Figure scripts
· · · · ·

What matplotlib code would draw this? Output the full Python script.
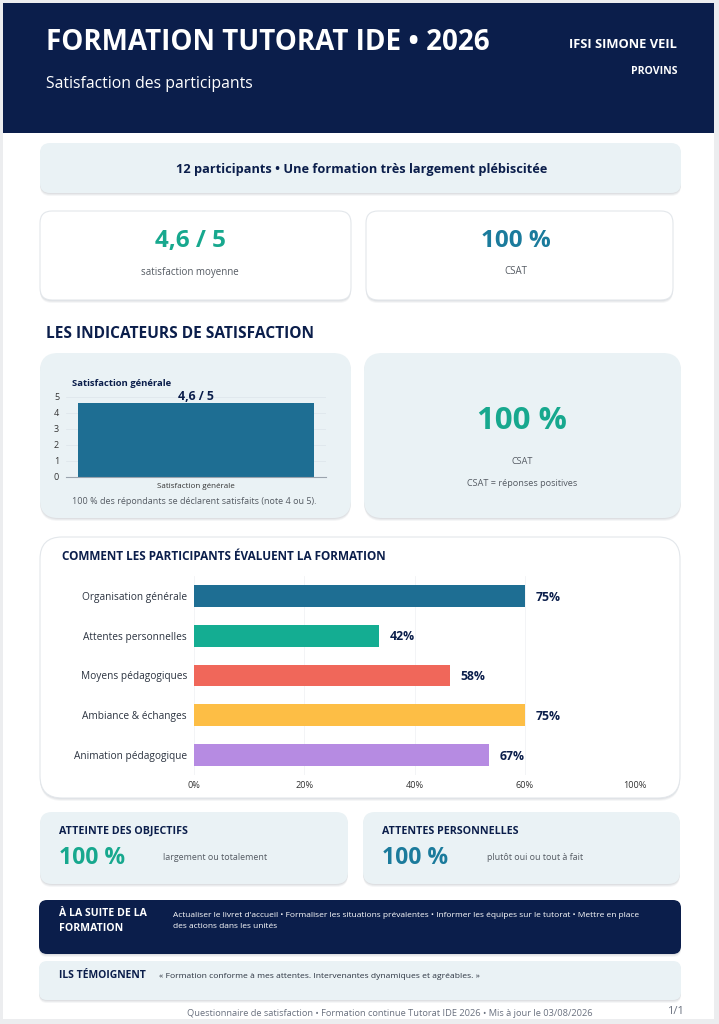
import matplotlib
matplotlib.use("Agg")
import matplotlib.pyplot as plt
from matplotlib.patches import FancyBboxPatch, Rectangle

# ---------------- data ----------------
title = "FORMATION TUTORAT IDE • 2026"
subtitle = "Satisfaction des participants"
org_name = "IFSI SIMONE VEIL"
org_city = "PROVINS"
banner_text = "12 participants • Une formation très largement plébiscitée"
kpi_values = ["4,6 / 5", "100 %"]
kpi_labels = ["satisfaction moyenne", "CSAT"]
sat_category = ["Satisfaction générale"]
sat_value = [4.6]
sat_yticks = [0, 1, 2, 3, 4, 5]
csat_value = "100 %"
eval_categories = ["Organisation générale", "Attentes personnelles", "Moyens pédagogiques",
                   "Ambiance & échanges", "Animation pédagogique"]
eval_values = [75, 42, 58, 75, 67]
eval_colors = ["#1E6E93", "#14AD92", "#F0675A", "#FDBE45", "#B68BE2"]
eval_tick_pos = [0, 25, 50, 75, 100]
eval_tick_labels = ["0%", "20%", "40%", "60%", "100%"]
obj_titles = ["ATTEINTE DES OBJECTIFS", "ATTENTES PERSONNELLES"]
obj_values = ["100 %", "100 %"]
obj_notes = ["largement ou totalement", "plutôt oui ou tout à fait"]
actions_title = "À LA SUITE DE LA\nFORMATION"
actions_text = ("Actualiser le livret d'accueil • Formaliser les situations prévalentes • Informer les équipes sur le tutorat • Mettre en place\n"
                "des actions dans les unités")
quote_title = "ILS TÉMOIGNENT"
quote_text = "« Formation conforme à mes attentes. Intervenantes dynamiques et agréables. »"
footer = "Questionnaire de satisfaction • Formation continue Tutorat IDE 2026 • Mis à jour le 03/08/2026"
page = "1/1"

# ---------------- style ----------------
NAVY = "#0B1E4B"
TEAL = "#17A88E"
BLUE = "#1B7B9C"
GRAY = "#555B63"
LIGHT = "#EAF2F5"
FONT = ["Open Sans", "DejaVu Sans"]
plt.rcParams["font.family"] = FONT

W, H = 719, 1024
fig = plt.figure(figsize=(W / 100, H / 100), dpi=100)
fig.patch.set_facecolor("#ECEDEF")
ax = fig.add_axes([0, 0, 1, 1])
ax.set_xlim(0, W)
ax.set_ylim(H, 0)
ax.axis("off")


def card(x0, y0, x1, y1, fc, ec="none", r=12, shadow=True, lw=0.8):
    if shadow:
        for d, a in [(3, 0.08), (2, 0.10), (1, 0.12)]:
            ax.add_patch(FancyBboxPatch((x0, y0 + d), x1 - x0, y1 - y0,
                                        boxstyle=f"round,pad=0,rounding_size={r}",
                                        fc="#8A9099", ec="none", alpha=a, zorder=1))
    ax.add_patch(FancyBboxPatch((x0, y0), x1 - x0, y1 - y0,
                                boxstyle=f"round,pad=0,rounding_size={r}",
                                fc=fc, ec=ec, lw=lw, zorder=2))


def px2fig(x0, y0, x1, y1):
    return [x0 / W, 1 - y1 / H, (x1 - x0) / W, (y1 - y0) / H]


# page
ax.add_patch(Rectangle((3, 3), 711, 1016, fc="white", ec="none", zorder=0))
# header
ax.add_patch(Rectangle((3, 3), 711, 130, fc=NAVY, ec="none", zorder=1))
ax.text(46, 42, title, color="white", fontsize=20, fontweight="bold", va="center", ha="left", zorder=3)
ax.text(46, 84, subtitle, color="white", fontsize=11.3, va="center", ha="left", zorder=3)
ax.text(677, 44, org_name, color="white", fontsize=9.3, fontweight="bold", va="center", ha="right", zorder=3)
ax.text(677, 72, org_city, color="white", fontsize=7.6, fontweight="bold", va="center", ha="right", zorder=3)

# banner
card(40, 143, 681, 193, LIGHT, r=10)
ax.text(362, 169, banner_text, color=NAVY, fontsize=9.2, fontweight="bold", ha="center", va="center", zorder=3)

# KPI cards
kpi_boxes = [(40, 211, 351, 300), (366, 211, 673, 300)]
kpi_cx = [190, 516]
kpi_colors = [TEAL, BLUE]
for (x0, y0, x1, y1), cx, v, l, c in zip(kpi_boxes, kpi_cx, kpi_values, kpi_labels, kpi_colors):
    card(x0, y0, x1, y1, "white", ec="#E3E7EB", r=12)
    ax.text(cx, 241, v, color=c, fontsize=17.5, fontweight="bold", ha="center", va="center", zorder=3)
    ax.text(cx, 272, l, color=GRAY, fontsize=7, ha="center", va="center", zorder=3)

# section title
ax.text(46, 334, "LES INDICATEURS DE SATISFACTION", color=NAVY, fontsize=11.2, fontweight="bold",
        ha="left", va="center", zorder=3)

# satisfaction card
card(40, 353, 351, 518, LIGHT, r=18)
ax.text(72, 384, "Satisfaction générale", color=NAVY, fontsize=6.8, fontweight="bold", ha="left", va="center", zorder=3)
ax.text(194, 502, "100 % des répondants se déclarent satisfaits (note 4 ou 5).", color=GRAY, fontsize=6.5,
        ha="center", va="center", zorder=3)

sax = fig.add_axes(px2fig(66, 397, 326, 477))
sax.set_facecolor("none")
sax.bar(sat_category, sat_value, width=0.91, color="#1E6E93", zorder=2)
sax.set_xlim(-0.5, 0.5)
sax.set_ylim(0, 5)
sax.set_yticks(sat_yticks)
sax.tick_params(axis="y", length=0, labelsize=6.5, labelcolor="#333333", pad=5)
sax.tick_params(axis="x", length=0, labelsize=5.8, labelcolor="#333333", pad=4)
for s in ["top", "right", "left"]:
    sax.spines[s].set_visible(False)
sax.spines["bottom"].set_color("#9AA3AD")
sax.spines["bottom"].set_linewidth(0.8)
sax.grid(axis="y", color="#DDE4EA", lw=0.5, zorder=0)
for i, v in enumerate(sat_value):
    sax.text(i, v + 0.03, "4,6 / 5", color=NAVY, fontsize=8.8, fontweight="bold", ha="center", va="bottom")

# CSAT card
card(364, 353, 681, 518, LIGHT, r=18)
ax.text(522, 421, csat_value, color=TEAL, fontsize=22.5, fontweight="bold", ha="center", va="center", zorder=3)
ax.text(522, 462, "CSAT", color=GRAY, fontsize=6.6, ha="center", va="center", zorder=3)
ax.text(522, 484, "CSAT = réponses positives", color=GRAY, fontsize=6.6, ha="center", va="center", zorder=3)

# evaluation card
card(40, 537, 680, 798, "white", ec="#E3E7EB", r=22)
ax.text(62, 556, "COMMENT LES PARTICIPANTS ÉVALUENT LA FORMATION", color=NAVY, fontsize=8.5,
        fontweight="bold", ha="left", va="center", zorder=3)
eax = fig.add_axes(px2fig(194, 576, 635, 775))
eax.set_facecolor("none")
ypos = list(range(len(eval_categories)))
eax.barh(ypos, eval_values, height=0.55, color=eval_colors, zorder=2)
eax.set_ylim(len(eval_categories) - 0.5, -0.5)
eax.set_xlim(0, 100)
eax.set_yticks(ypos)
eax.set_yticklabels(eval_categories)
eax.set_xticks(eval_tick_pos)
eax.set_xticklabels(eval_tick_labels)
eax.tick_params(axis="y", length=0, labelsize=7.3, labelcolor="#2B3340", pad=5)
eax.tick_params(axis="x", length=0, labelsize=6.6, labelcolor="#333333", pad=4)
for s in eax.spines.values():
    s.set_visible(False)
eax.grid(axis="x", color="#F1F3F5", lw=0.6, zorder=0)
for y, v in zip(ypos, eval_values):
    eax.text(v + 2.4, y + 0.03, f"{v}%", color=NAVY, fontsize=8.8, fontweight="bold", ha="left", va="center")

# objective cards
obj_boxes = [(40, 812, 348, 884), (363, 812, 680, 884)]
obj_colors = [TEAL, BLUE]
note_x = [163, 487]
for (x0, y0, x1, y1), t, v, n, c, nx in zip(obj_boxes, obj_titles, obj_values, obj_notes, obj_colors, note_x):
    card(x0, y0, x1, y1, LIGHT, r=12)
    ax.text(x0 + 19, 831, t, color=NAVY, fontsize=7.7, fontweight="bold", ha="left", va="center", zorder=3)
    ax.text(x0 + 19, 858, v, color=c, fontsize=16.5, fontweight="bold", ha="left", va="center", zorder=3)
    ax.text(nx, 857, n, color=GRAY, fontsize=6.4, ha="left", va="center", zorder=3)

# actions card
card(39, 900, 681, 954, NAVY, r=8)
ax.text(59, 921, actions_title, color="white", fontsize=7.6, fontweight="bold", ha="left", va="center",
        linespacing=1.4, zorder=3)
ax.text(173, 921, actions_text, color="white", fontsize=6.05, ha="left", va="center", linespacing=1.8, zorder=3)

# testimonial card
card(39, 961, 681, 1000, LIGHT, r=8)
ax.text(59, 976, quote_title, color=NAVY, fontsize=7.5, fontweight="bold", ha="left", va="center", zorder=3)
ax.text(159, 976, quote_text, color="#2B3340", fontsize=6.1, ha="left", va="center", zorder=3)

# footer
ax.text(390, 1013, footer, color="#6B7280", fontsize=6.7, ha="center", va="center", zorder=3)
ax.text(684, 1012, page, color="#6B7280", fontsize=8, ha="right", va="center", zorder=3)

fig.savefig("out.png", dpi=100, facecolor=fig.get_facecolor())
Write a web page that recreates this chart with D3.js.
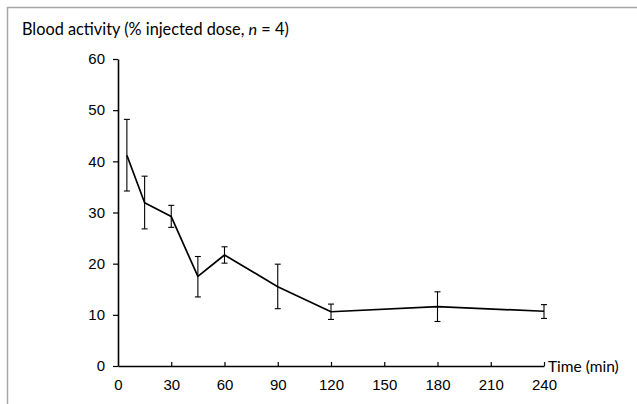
<!DOCTYPE html>
<html>
<head>
<meta charset="utf-8">
<script src="https://cdn.jsdelivr.net/npm/d3@7.9.0/dist/d3.min.js"></script>
<style>
  html, body { margin: 0; padding: 0; background: #fff; }
  svg { display: block; }
</style>
</head>
<body>
<div id="chart"></div>
<script>
const times = [5, 15, 30, 45, 60, 90, 120, 180, 240];
const means = [41.2, 31.9, 29.2, 17.5, 21.7, 15.5, 10.6, 11.6, 10.7];
const lower = [34.2, 26.8, 27.1, 13.5, 20.1, 11.2, 9.1, 8.7, 9.3];
const upper = [48.2, 37.1, 31.4, 21.4, 23.3, 19.9, 12.1, 14.5, 12.0];
const xTicks = [0, 30, 60, 90, 120, 150, 180, 210, 240];
const yTicks = [0, 10, 20, 30, 40, 50, 60];

const points = times.map((t, i) => ({ t, m: means[i], lo: lower[i], hi: upper[i] }));

const width = 637;
const height = 404;
const svg = d3.select('#chart').append('svg')
  .attr('width', width)
  .attr('height', height);

// frame around the chart
svg.append('path')
  .attr('d', `M7.5,${height} V7.5 H${width}`)
  .attr('fill', 'none')
  .attr('stroke', '#a6a6a6')
  .attr('stroke-width', 1.5);

const x = d3.scaleLinear().domain([0, 240]).range([118, 544]);
const y = d3.scaleLinear().domain([0, 60]).range([366, 59]);

const tickFont = '"Liberation Sans", Arial, sans-serif';
const labelFont = 'Lato, "Open Sans", sans-serif';

const yAxis = svg.append('g')
  .attr('transform', `translate(${x(0)},0)`)
  .call(d3.axisLeft(y).tickValues(yTicks).tickSize(5).tickPadding(8).tickSizeOuter(0));

const xAxis = svg.append('g')
  .attr('transform', `translate(0,${y(0)})`)
  .call(d3.axisBottom(x).tickValues(xTicks).tickSize(-4).tickPadding(13).tickSizeOuter(0));

[xAxis, yAxis].forEach(g => {
  g.attr('font-family', null).attr('font-size', null);
  g.select('.domain').attr('stroke', '#000').attr('stroke-width', 1.6);
  g.selectAll('.tick line').attr('stroke', '#000').attr('stroke-width', 1.2);
  g.selectAll('.tick text')
    .attr('fill', '#000')
    .style('font-family', tickFont)
    .style('font-size', '15px');
});
xAxis.selectAll('.tick').filter(d => d === 0).select('line').remove();

// error bars
const err = svg.append('g').attr('stroke', '#000').attr('stroke-width', 1.1);
err.selectAll('line.v').data(points).join('line')
  .attr('class', 'v')
  .attr('x1', d => x(d.t)).attr('x2', d => x(d.t))
  .attr('y1', d => y(d.lo)).attr('y2', d => y(d.hi));
err.selectAll('line.cap-hi').data(points).join('line')
  .attr('class', 'cap-hi')
  .attr('x1', d => x(d.t) - 3).attr('x2', d => x(d.t) + 3)
  .attr('y1', d => y(d.hi)).attr('y2', d => y(d.hi));
err.selectAll('line.cap-lo').data(points).join('line')
  .attr('class', 'cap-lo')
  .attr('x1', d => x(d.t) - 3).attr('x2', d => x(d.t) + 3)
  .attr('y1', d => y(d.lo)).attr('y2', d => y(d.lo));

// mean line
svg.append('path')
  .datum(points)
  .attr('fill', 'none')
  .attr('stroke', '#000')
  .attr('stroke-width', 1.7)
  .attr('stroke-linejoin', 'round')
  .attr('d', d3.line().x(d => x(d.t)).y(d => y(d.m)));

// titles
const title = svg.append('text')
  .attr('x', 22)
  .attr('y', 35)
  .style('font-family', labelFont)
  .style('font-size', '16.3px')
  .attr('fill', '#000');
title.append('tspan').text('Blood activity (% injected dose, ');
title.append('tspan').style('font-style', 'italic').text('n');
title.append('tspan').text(' = 4)');

svg.append('text')
  .attr('x', 548)
  .attr('y', 372)
  .style('font-family', labelFont)
  .style('font-size', '15.5px')
  .attr('fill', '#000')
  .text('Time (min)');
</script>
</body>
</html>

· · · · ·

Exercise task: Omit the pictures, then repeat exactly each line from the beginning of the listing through the line with "from matplotlib.patches import".

Exercise result:
What matplotlib code would draw this? Output the full Python script.
import matplotlib
matplotlib.use("Agg")
import matplotlib.pyplot as plt
from matplotlib.patches import FancyBboxPatch, Rectangle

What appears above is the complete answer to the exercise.